Workplace relations Bill creates more problems than solutions

Australia’s peak retail body, the Australian Retailers Association (ARA), has warned the Federal Government’s Closing the Loopholes Bill will increase complexity for employers without any upside in terms of productivity, job creation or workforce participation.

ARA CEO Paul Zahra said the proposed changes will move workplace relations reform in the wrong direction.

“We support an equitable and balanced workplace relations system, but this Bill seeks to implement complex regulations without any real productivity benefit, which is amongst the top priorities for businesses,” Mr Zahra said.

“The Government should be simplifying the workplace relations system, not complicating it further. The Bill fails to meet that test, and our key concerns relate to the changes for casual workers and underpayment of wages.

“We see the benefits of a more permanent retail workforce, but our members say there are currently very low levels of casual conversion. This Bill means there is going to be a lot more administrative work for employers without any material change in casual conversion rates.

“While we support the Government’s decision to limit the wage theft laws to deliberate and intentional conduct, the Government needs to reduce complexity in our workplace relations system to minimise unintentional mistakes.

In announcing the changes last week, the Government conceded that the new rules could push up prices for consumers.

“We need to be extremely careful with any policy changes that drive price increases, considering the cost-of-living pain already being felt by Australians,” Mr Zahra added.

The Closing the Loopholes Bill marks the third round of reforms in less than 12 months – part of the most intense rollout of workplace relations reforms in decades.

“The pace and intensity of industrial relations change is a real concern for business, particularly in a uniquely challenging economic landscape.
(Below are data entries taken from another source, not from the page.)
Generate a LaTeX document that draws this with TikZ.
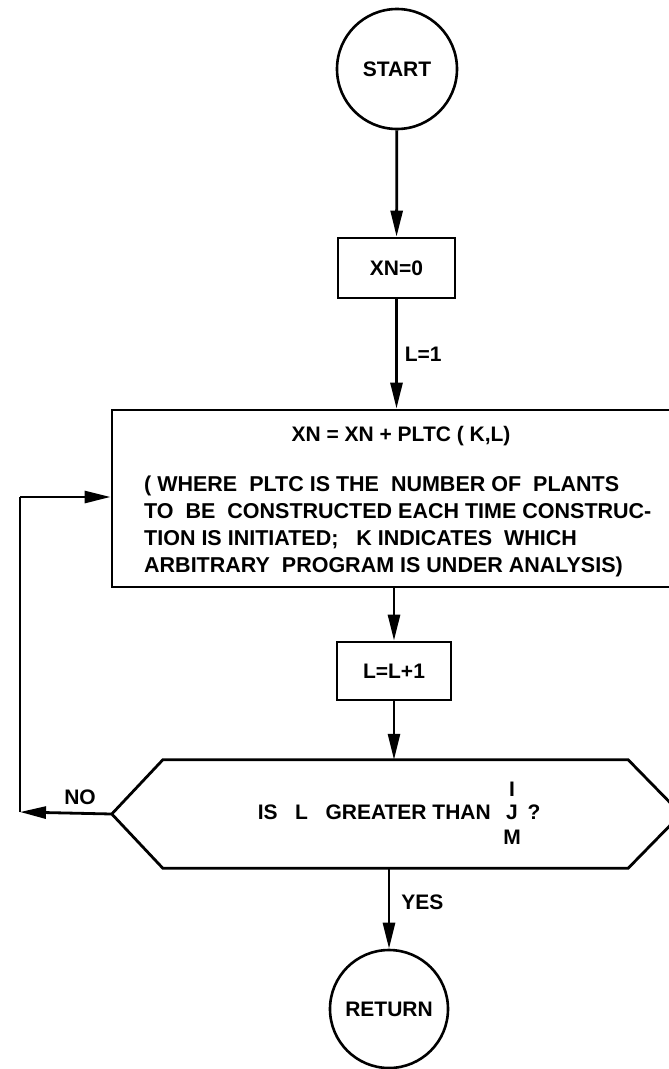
\documentclass[tikz,border=0pt]{standalone}
\usepackage{fontspec}
\setmainfont{Liberation Sans}
\newfontfamily\lettering{Liberation Sans}
\usetikzlibrary{arrows.meta,calc}
\begin{document}
\begin{tikzpicture}[x=1pt,y=-1pt,
  every node/.style={font=\lettering\bfseries\fontsize{21}{27}\selectfont, inner sep=0pt},
  line/.style={line width=2.8pt},
  arr/.style={line width=2.8pt, -{Triangle[length=26pt,width=12pt]}},
  term/.style={draw, circle, line width=2.6pt, minimum size=#1},
  proc/.style={draw, rectangle, line width=2.8pt},
  lbl/.style={anchor=west}]
\useasboundingbox (0,0) rectangle (669,1069);
\fill[white] (0,0) rectangle (669,1069);

% nodes
\node[term=120pt] (start) at (397,69) {START};
\node[proc, minimum width=117pt, minimum height=60pt] (xn0) at (396.5,268) {XN=0};
\node[proc, minimum width=568pt, minimum height=177pt] (calc) at (396,498.5) {};
\node (calct) at (401,436) {XN = XN + PLTC ( K,L)};
\node[align=left, anchor=west, font=\lettering\bfseries\fontsize{21.5}{27}\selectfont] (calcd) at (144,526.5) {( WHERE\ \ PLTC IS THE\ \ NUMBER OF\ \ PLANTS\\TO\ \ BE\ \ CONSTRUCTED EACH TIME CONSTRUC-\\TION IS INITIATED;\ \ \ K INDICATES\ \ WHICH\\ARBITRARY\ \ PROGRAM IS UNDER ANALYSIS)};
\node[proc, minimum width=114pt, minimum height=58pt] (inc) at (394,671) {L=L+1};
\node[minimum width=569pt, minimum height=108pt] (hex) at (396.5,814) {};
\draw[line, line join=miter] (hex.west) -- ($(hex.north west)+(51,0)$) -- ($(hex.north east)+(-53,0)$)
  -- (hex.east) -- ($(hex.south east)+(-53,0)$) -- ($(hex.south west)+(51,0)$) -- cycle;
\node[anchor=east] (hq) at (491,812) {IS\ \ \ L\ \ \ GREATER THAN};
\node (hi) at (512,789) {I};
\node (hj) at (512,812) {J};
\node (hm) at (512,837) {M};
\node (hqm) at (534,812) {?};
\node[term=118pt] (ret) at (389,1009) {RETURN};

% loop coordinates
\coordinate (c1) at (20,812);
\coordinate (c2) at (20,497);

% connectors
\draw[arr] (start) -- (xn0);
\draw[arr] (xn0.south) -- (xn0.south |- calc.north) node[lbl, pos=0.5, xshift=7pt] (l1) {L=1};
\draw[arr] (inc.north |- calc.south) -- (inc.north);
\draw[arr] (inc.south) -- (inc.south |- hex.north);
\draw[arr] (ret.north |- hex.south) -- (ret.north) node[lbl, pos=0.42, xshift=11pt] (yes) {YES};
\draw[arr] (hex.west) -- (c1);
\node (no) at (80,797) {NO};
\draw[line] (c1) -- (c2);
\draw[arr] (c2) -- (c2 -| calc.west);
\end{tikzpicture}
\end{document}
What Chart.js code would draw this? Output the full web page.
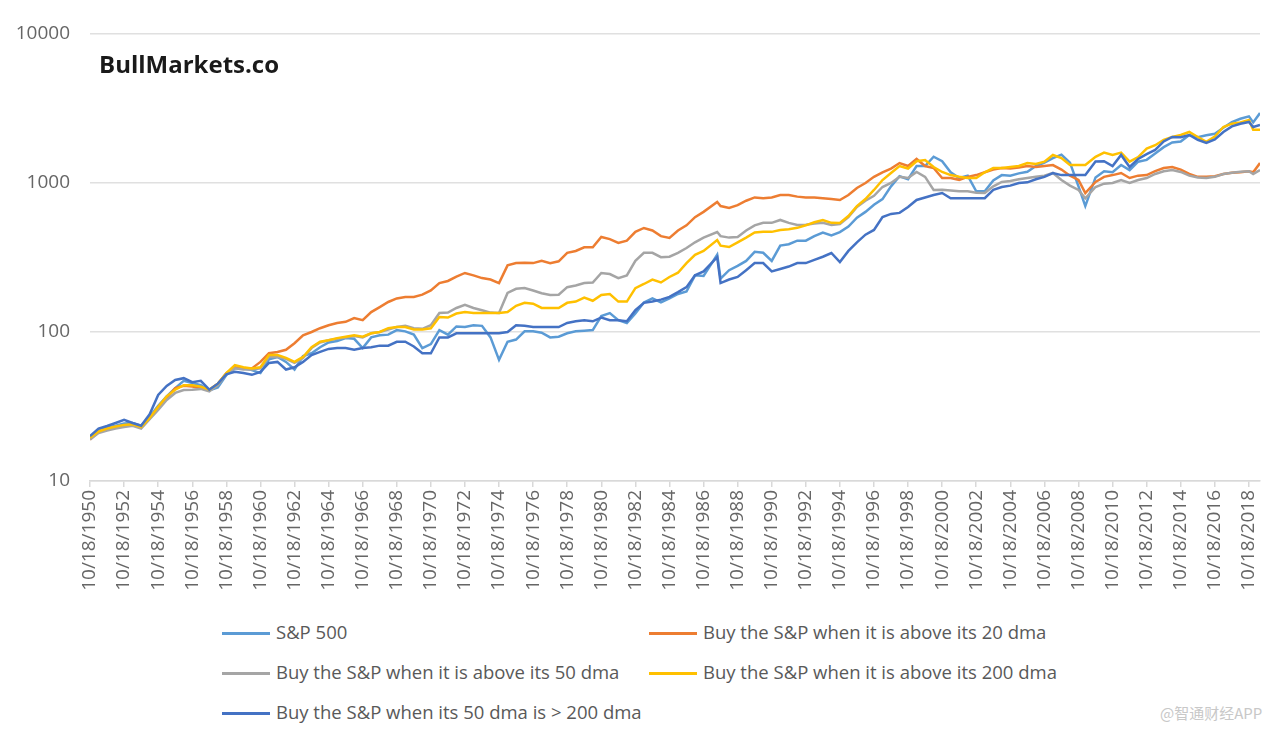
<!DOCTYPE html>
<html>
<head>
<meta charset="utf-8">
<script src="https://cdn.jsdelivr.net/npm/chart.js@4.4.1/dist/chart.umd.min.js"></script>
<style>
  body { margin: 0; background: #fff; }
  #wrap { position: relative; width: 1278px; height: 732px; overflow: hidden; font-family: "Open Sans", sans-serif; }
  #box { position: absolute; left: 0; top: 0; width: 1278px; height: 610px; }
  #brand { position: absolute; left: 99px; top: 47px; font: bold 24px "Open Sans", sans-serif; color: #1a1a1a; }
  .lg { position: absolute; font-size: 18.5px; color: #595959; white-space: nowrap; line-height: 22px; }
  .lg i { display: inline-block; width: 48px; height: 3px; vertical-align: middle; margin-right: 6px; position: relative; top: -1px; }
  #mark { position: absolute; left: 1160px; top: 702px; font: 15px "Noto Sans CJK SC", sans-serif; color: #c8c8c8; }
</style>
</head>
<body>
<div id="wrap">
  <div id="box"><canvas id="chart"></canvas></div>
  <div id="brand">BullMarkets.co</div>
  <div class="lg" style="left:222px;top:621px"><i style="background:#5B9BD5"></i>S&amp;P 500</div>
  <div class="lg" style="left:649px;top:621px"><i style="background:#ED7D31"></i>Buy the S&amp;P when it is above its 20 dma</div>
  <div class="lg" style="left:222px;top:661px"><i style="background:#A5A5A5"></i>Buy the S&amp;P when it is above its 50 dma</div>
  <div class="lg" style="left:649px;top:661px"><i style="background:#FFC000"></i>Buy the S&amp;P when it is above its 200 dma</div>
  <div class="lg" style="left:222px;top:701px"><i style="background:#4472C4"></i>Buy the S&amp;P when its 50 dma is &gt; 200 dma</div>
  <div id="mark">@智通财经APP</div>
</div>
<script>
// decimal years, roughly every half year from 10/18/1950
var years = [
  1950.8, 1951.3, 1951.8, 1952.3, 1952.8, 1953.3, 1953.8, 1954.3, 1954.8, 1955.3,
  1955.8, 1956.3, 1956.8, 1957.3, 1957.8, 1958.3, 1958.8, 1959.3, 1959.8, 1960.3,
  1960.8, 1961.3, 1961.8, 1962.3, 1962.8, 1963.3, 1963.8, 1964.3, 1964.8, 1965.3,
  1965.8, 1966.3, 1966.8, 1967.3, 1967.8, 1968.3, 1968.8, 1969.3, 1969.8, 1970.3,
  1970.8, 1971.3, 1971.8, 1972.3, 1972.8, 1973.3, 1973.8, 1974.3, 1974.8, 1975.3,
  1975.8, 1976.3, 1976.8, 1977.3, 1977.8, 1978.3, 1978.8, 1979.3, 1979.8, 1980.3,
  1980.8, 1981.3, 1981.8, 1982.3, 1982.8, 1983.3, 1983.8, 1984.3, 1984.8, 1985.3,
  1985.8, 1986.3, 1986.8, 1987.6, 1987.8, 1988.3, 1988.8, 1989.3, 1989.8, 1990.3,
  1990.8, 1991.3, 1991.8, 1992.3, 1992.8, 1993.3, 1993.8, 1994.3, 1994.8, 1995.3,
  1995.8, 1996.3, 1996.8, 1997.3, 1997.8, 1998.3, 1998.8, 1999.3, 1999.8, 2000.3,
  2000.8, 2001.3, 2001.8, 2002.3, 2002.8, 2003.3, 2003.8, 2004.3, 2004.8, 2005.3,
  2005.8, 2006.3, 2006.8, 2007.3, 2007.8, 2008.3, 2008.8, 2009.2, 2009.8, 2010.3,
  2010.8, 2011.3, 2011.8, 2012.3, 2012.8, 2013.3, 2013.8, 2014.3, 2014.8, 2015.3,
  2015.8, 2016.3, 2016.8, 2017.3, 2017.8, 2018.3, 2018.8, 2019.05, 2019.45];

var spx = [
  19.8, 22, 22.8, 23.5, 24.3, 24.5, 23.5, 27, 32, 37,
  42, 47, 45.5, 44, 40.5, 42.5, 51.5, 57, 57, 55.5,
  53, 65.5, 68, 63, 56, 69, 72, 79, 85, 87,
  91, 90, 78, 92, 95, 96, 103, 101, 96, 78,
  83, 103, 96, 109, 108, 111, 110, 92, 65, 86,
  89, 101, 101, 99, 92, 93, 98, 101, 102, 103,
  128, 134, 120, 115, 133, 158, 168, 158, 168, 180,
  187, 240, 238, 330, 228, 260, 278, 300, 345, 340,
  300, 380, 388, 410, 410, 440, 465, 445, 468, 510,
  585, 640, 715, 780, 950, 1110, 1060, 1300, 1300, 1500,
  1400, 1180, 1080, 1120, 880, 880, 1040, 1130, 1120, 1160,
  1190, 1300, 1370, 1470, 1550, 1370, 950, 700, 1090, 1200,
  1180, 1320, 1220, 1390, 1430, 1580, 1740, 1870, 1900, 2100,
  2030, 2090, 2140, 2350, 2560, 2700, 2800, 2550, 2950];

var dma20 = [
  19, 21.5, 22.3, 23, 23.5, 24, 23, 26.5, 31, 36,
  42, 43.5, 43, 42, 41, 45, 53, 58, 57, 57,
  63, 72, 73.5, 76, 84, 95, 100, 106, 111, 115,
  117, 124, 120, 136, 147, 159, 168, 172, 172, 178,
  190, 213, 220, 235, 249, 240, 230, 225, 213, 280,
  290, 292, 290, 300, 290, 298, 340, 350, 370, 370,
  434, 420, 396, 410, 470, 499, 480, 440, 428, 480,
  520, 590, 640, 745, 700, 680, 710, 760, 800, 790,
  800, 830, 830, 810, 800, 800, 790, 780, 769, 830,
  925, 1000, 1100, 1180, 1250, 1361, 1300, 1450, 1300, 1260,
  1081, 1080, 1050, 1100, 1130, 1180, 1230, 1260, 1250, 1270,
  1300, 1280, 1300, 1320, 1230, 1120, 1050, 857, 1017, 1100,
  1130, 1167, 1080, 1120, 1130, 1200, 1260, 1280, 1230, 1150,
  1100, 1100, 1110, 1150, 1170, 1180, 1200, 1180, 1360];

var dma50 = [
  19, 21, 21.8, 22.5, 23, 23.5, 22.5, 26, 30, 35,
  39, 40.8, 41, 41.5, 40, 44, 52, 57, 56, 56,
  57, 68, 68, 66, 62, 67, 78, 85, 88, 90,
  92, 94, 92, 98, 100, 104, 108, 110, 106, 105,
  111, 134, 135, 145, 152, 145, 140, 135, 134, 183,
  195, 197, 190, 182, 177, 178, 200, 205, 213, 215,
  249, 245, 230, 240, 300, 340, 340, 318, 320, 340,
  366, 400, 430, 469, 440, 430, 434, 480, 520, 540,
  540, 565, 540, 523, 525, 535, 540, 523, 530, 590,
  690, 760, 820, 940, 1000, 1100, 1080, 1186, 1100, 898,
  900, 890, 880, 880, 860, 857, 950, 1017, 1030, 1060,
  1080, 1100, 1120, 1167, 1047, 960, 898, 790, 940, 990,
  1000, 1047, 1000, 1047, 1080, 1150, 1200, 1222, 1186, 1120,
  1090, 1080, 1100, 1150, 1170, 1190, 1200, 1150, 1222];

var dma200 = [
  19.5, 21.5, 22.5, 23.2, 23.8, 24, 23, 26.5, 31.5, 37,
  41, 44, 44, 43, 41, 45, 53, 60, 58, 57,
  58, 70, 70, 67, 63, 68, 79, 86, 88, 91,
  93, 95, 93, 98, 100, 106, 108, 108, 104, 104,
  106, 126, 125, 133, 136, 134, 134, 134, 134, 136,
  150, 157, 155, 145, 145, 145, 157, 160, 170, 162,
  177, 180, 160, 160, 197, 210, 225, 215, 234, 250,
  290, 330, 350, 414, 380, 372, 400, 430, 465, 470,
  470, 484, 490, 500, 520, 545, 565, 540, 539, 600,
  700, 780, 898, 1047, 1167, 1300, 1250, 1400, 1425, 1280,
  1186, 1130, 1100, 1080, 1080, 1180, 1260, 1260, 1280, 1300,
  1361, 1340, 1390, 1542, 1470, 1320, 1320, 1320, 1500, 1600,
  1542, 1600, 1392, 1494, 1700, 1792, 1950, 2036, 2100, 2200,
  2036, 1887, 2050, 2375, 2500, 2550, 2650, 2280, 2280];

var cross = [
  20, 22.5, 23.4, 24.5, 25.7, 24.5, 23.5, 28, 37.8, 43.5,
  47.6, 49, 46, 47, 41, 45, 52, 54, 53, 51.6,
  54, 62, 63, 56, 58, 63, 70, 73.5, 77, 78,
  78, 76, 78, 79, 81, 81, 86, 86, 80, 72,
  72, 92, 92, 98, 98, 98, 98, 98, 98, 100,
  111, 110, 108, 108, 108, 108, 115, 118, 120, 118,
  125, 120, 120, 118, 140, 157, 160, 165, 172, 185,
  200, 240, 255, 318, 213, 225, 234, 260, 290, 290,
  255, 265, 275, 290, 290, 305, 320, 339, 295, 350,
  400, 450, 484, 591, 620, 630, 690, 769, 800, 830,
  857, 790, 790, 790, 790, 790, 900, 940, 960, 1000,
  1010, 1060, 1100, 1167, 1130, 1130, 1130, 1130, 1392, 1400,
  1300, 1542, 1280, 1450, 1560, 1667, 1900, 2036, 2030, 2100,
  1950, 1855, 1960, 2200, 2400, 2500, 2570, 2375, 2450];

var yTicks = [10, 100, 1000, 10000];
var firstTick = 1950.8;
var lastX = 2019.45;

function pts(vals) {
  return years.map(function (x, i) { return { x: x, y: vals[i] }; });
}

function line(label, vals, color, order) {
  return { label: label, data: pts(vals), borderColor: color, backgroundColor: color,
    borderWidth: 2.5, pointRadius: 0, tension: 0, order: order };
}

var axisFont = { family: "Open Sans", size: 19 };

new Chart(document.getElementById('chart').getContext('2d'), {
  type: 'line',
  data: {
    datasets: [
      line('S&P 500', spx, '#5B9BD5', 4),
      line('Buy the S&P when it is above its 20 dma', dma20, '#ED7D31', 3),
      line('Buy the S&P when it is above its 50 dma', dma50, '#A5A5A5', 2),
      line('Buy the S&P when it is above its 200 dma', dma200, '#FFC000', 1),
      line('Buy the S&P when its 50 dma is > 200 dma', cross, '#4472C4', 0)
    ]
  },
  options: {
    responsive: true,
    maintainAspectRatio: false,
    animation: false,
    layout: { padding: { top: 34, right: 18, left: 0, bottom: 0 } },
    plugins: { legend: { display: false }, tooltip: { enabled: false } },
    scales: {
      x: {
        type: 'linear',
        min: firstTick,
        max: lastX,
        afterBuildTicks: function (s) {
          var t = [];
          for (var v = firstTick; v < lastX; v += 2) t.push({ value: v });
          s.ticks = t;
        },
        afterFit: function (s) { s.height = 129; },
        border: { color: '#D9D9D9', width: 1.5 },
        grid: { drawOnChartArea: false, color: '#D9D9D9', tickLength: 6, lineWidth: 1.5 },
        ticks: {
          autoSkip: false, minRotation: 90, maxRotation: 90, padding: 3,
          color: '#666', font: axisFont,
          callback: function (v) { return '10/18/' + Math.round(v - 0.8); }
        }
      },
      y: {
        type: 'logarithmic',
        min: 10,
        max: 10000,
        afterBuildTicks: function (s) { s.ticks = yTicks.map(function (v) { return { value: v }; }); },
        afterFit: function (s) { s.width = 90; },
        border: { display: false },
        grid: { color: '#E0E0E0', lineWidth: 1.5, drawTicks: false },
        ticks: {
          padding: 20, color: '#666', font: axisFont,
          callback: function (v) { return String(v); }
        }
      }
    }
  }
});
</script>
</body>
</html>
“The Government’s decision to carve out small businesses with an exemption on part of the Bill is understandable given the complexity, but also serves as an admission that these reforms are overly complex and challenging to implement.”

Mr Zahra acknowledged the Federal Government’s modest concessions that have been made in conversations with employer groups, however, he said they are by no means sufficient.

“We look forward to working with the Senate Crossbench to advocate for a version of this Bill that drives productivity, create jobs and increase workforce participation because we cannot support the Bill in its current form,” said Mr Zahra.